Politics is a muddy road full of pot-holes. It is fraught with frustration and despair. It demands equal discretion in choosing enemies as well as friends. It subjects a man to the taunts and arrows of malicious opponents. Even political success reaps its own bitter harvest--jealousy.

But for all these, politics gets in your blood stream and rampages around so that you cannot be still in its presence. It sets up its own code of values in which one cheering audience is worth more than a thousand insults, in which years of calumny are wiped away by one mother who says she wants her little boys to grow up to be like you.

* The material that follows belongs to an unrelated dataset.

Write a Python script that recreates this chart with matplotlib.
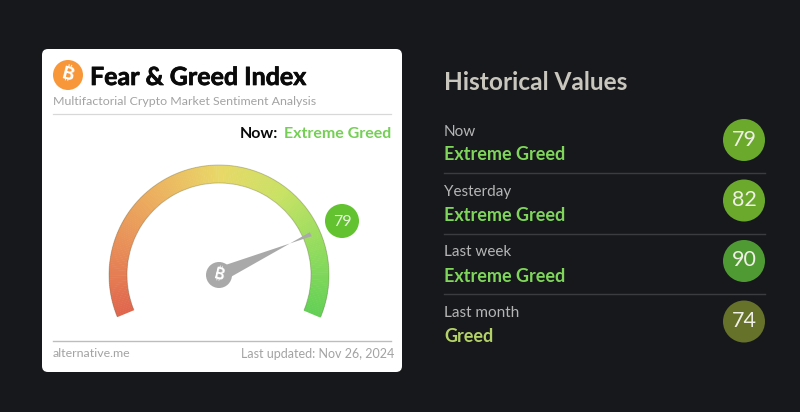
import numpy as np
import matplotlib
matplotlib.use("Agg")
import matplotlib.pyplot as plt
import matplotlib.patheffects as pe
from matplotlib.colors import LinearSegmentedColormap
from matplotlib.patches import Arc, Circle, FancyBboxPatch, Polygon, Wedge

# Data
gauge_value = 79
gauge_label = "Extreme Greed"
periods = ["Now", "Yesterday", "Last week", "Last month"]
hist_values = [79, 82, 90, 74]
hist_labels = ["Extreme Greed", "Extreme Greed", "Extreme Greed", "Greed"]
hist_label_colors = ["#7fd65a", "#7fd65a", "#7fd65a", "#b4d268"]
hist_circle_colors = ["#6aa92c", "#6aa92c", "#4f9a33", "#66712a"]
gauge_colors = ["#e0664d", "#e88e58", "#ecb25f", "#e8d868", "#c8e264", "#92dc5e", "#62d055"]

BG = "#16181b"
CX, CY = 219, 275
START, SWEEP = 202.5, 225
BTC_FONTS = ["Inter", "Roboto", "Open Sans", "Noto Sans", "Lato", "DejaVu Sans"]


def val_angle(v):
    return np.radians(START - SWEEP * v / 100)


fig = plt.figure(figsize=(8, 4.12), dpi=100, facecolor=BG)
ax = fig.add_axes([0, 0, 1, 1])
ax.set_xlim(0, 800)
ax.set_ylim(412, 0)
ax.axis("off")

# Card
ax.add_patch(FancyBboxPatch((48, 55), 348, 311, boxstyle="round,pad=6,rounding_size=6",
                            fc="white", ec="none"))

# Header
ax.add_patch(Circle((68, 75), 15, fc="#f7973a", ec="none"))
ax.text(68, 75, "\u20bf", color="white", fontsize=13, fontweight="bold", rotation=-14,
        ha="center", va="center", family=BTC_FONTS)
ax.text(90, 77.5, "Fear & Greed Index", color="#0a0a0a", fontsize=18, fontweight="bold",
        ha="left", va="center", family="Lato",
        path_effects=[pe.withStroke(linewidth=0.5, foreground="#0a0a0a")])
ax.text(53, 101, "Multifactorial Crypto Market Sentiment Analysis", color="#a3a3a3", fontsize=8.9,
        ha="left", va="center", family="Lato")
ax.plot([53, 391], [113.5, 113.5], color="#d8d8d8", lw=0.9)
ax.text(278, 133.5, "Now:", color="#0a0a0a", fontsize=11.5, fontweight="bold",
        ha="right", va="center", family="Lato")
ax.text(391, 133.5, gauge_label, color="#74cf54", fontsize=11.5, fontweight="bold",
        ha="right", va="center", family="Lato")

# Gauge arc
cmap = LinearSegmentedColormap.from_list("gauge", gauge_colors)
steps = 225
for i in range(steps):
    a1 = START - SWEEP * i / steps
    a2 = START - SWEEP * (i + 1) / steps - 0.3
    ax.add_patch(Wedge((CX, CY), 110, -a1, -a2, width=18, fc=cmap(i / steps), ec="none"))
for r in (110, 92):
    ax.add_patch(Arc((CX, CY), 2 * r, 2 * r, theta1=-START, theta2=-START + SWEEP,
                     color="#5a5a3a", alpha=0.3, lw=0.7))

# Needle
ang = val_angle(gauge_value)
ux, uy = np.cos(ang), -np.sin(ang)
tip = (CX + 101 * ux, CY + 101 * uy + 1.5)
base = (-uy * 7.5, ux * 7.5)
ax.add_patch(Polygon([(CX + base[0], CY + base[1]), (CX - base[0], CY - base[1]),
                      (tip[0] - uy * 2.2, tip[1] + ux * 2.2), (tip[0] + uy * 2.2, tip[1] - ux * 2.2)],
                     fc="#a9a9a9", ec="none", zorder=4))
ax.add_patch(Circle((CX, CY), 13, fc="#a9a9a9", ec="none", zorder=5))
ax.text(CX, CY, "\u20bf", color="white", fontsize=11, fontweight="bold", rotation=-14,
        ha="center", va="center", family=BTC_FONTS, zorder=6)

# Value bubble
ax.add_patch(Circle((342, 221), 17, fc="#62c22f", ec="none"))
ax.text(342, 221.5, str(gauge_value), color="#e8f5df", fontsize=11.5,
        ha="center", va="center", family="Lato")

# Footer
ax.plot([53, 391], [341, 341], color="#bdbdbd", lw=1)
ax.text(53, 353.5, "alternative.me", color="#a3a3a3", fontsize=8.9, ha="left", va="center", family="Lato")
ax.text(394, 353.5, "Last updated: Nov 26, 2024", color="#a3a3a3", fontsize=9, ha="right", va="center", family="Lato")

# Historical values
ax.text(444, 82, "Historical Values", color="#c9c6bd", fontsize=17.6, fontweight="bold",
        ha="left", va="center", family="Lato")
row_h = 60.5
for i, period in enumerate(periods):
    y0 = 130 + i * row_h
    ax.text(444, y0 + 1.5, period, color="#b5b5b5", fontsize=11, ha="left", va="center", family="Lato")
    ax.text(444, y0 + 25, hist_labels[i], color=hist_label_colors[i], fontsize=13, fontweight="bold",
            ha="left", va="center", family="Lato")
    ax.add_patch(Circle((744, y0 + 10), 21, fc=hist_circle_colors[i], ec="none"))
    ax.text(744.5, y0 + 9.5, str(hist_values[i]), color="#f0f0e6", fontsize=15.5, ha="center", va="center",
            family="Lato")
    if i < len(periods) - 1:
        ax.plot([444, 765], [y0 + 43, y0 + 43], color="#3a3c3f", lw=1)

fig.savefig("out.png", dpi=100, facecolor=BG)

Its wheels grind erratically. One it turns out smooth, polished, sterling and lustrous. Another rough, crude, callow, and crass. It requires knowledge as for a skilled trade, the application needed for a profession, the devotion for a cause. It demands all of your intellectual, physical, and emotional reserves, but its victories are sweet. Sweetly,   Roger Allan Moore   National College Director   Young Republican National Federation

N.B. Under no condition may any abridgements be made in publication of the main body of the letter from the greeting through the signature.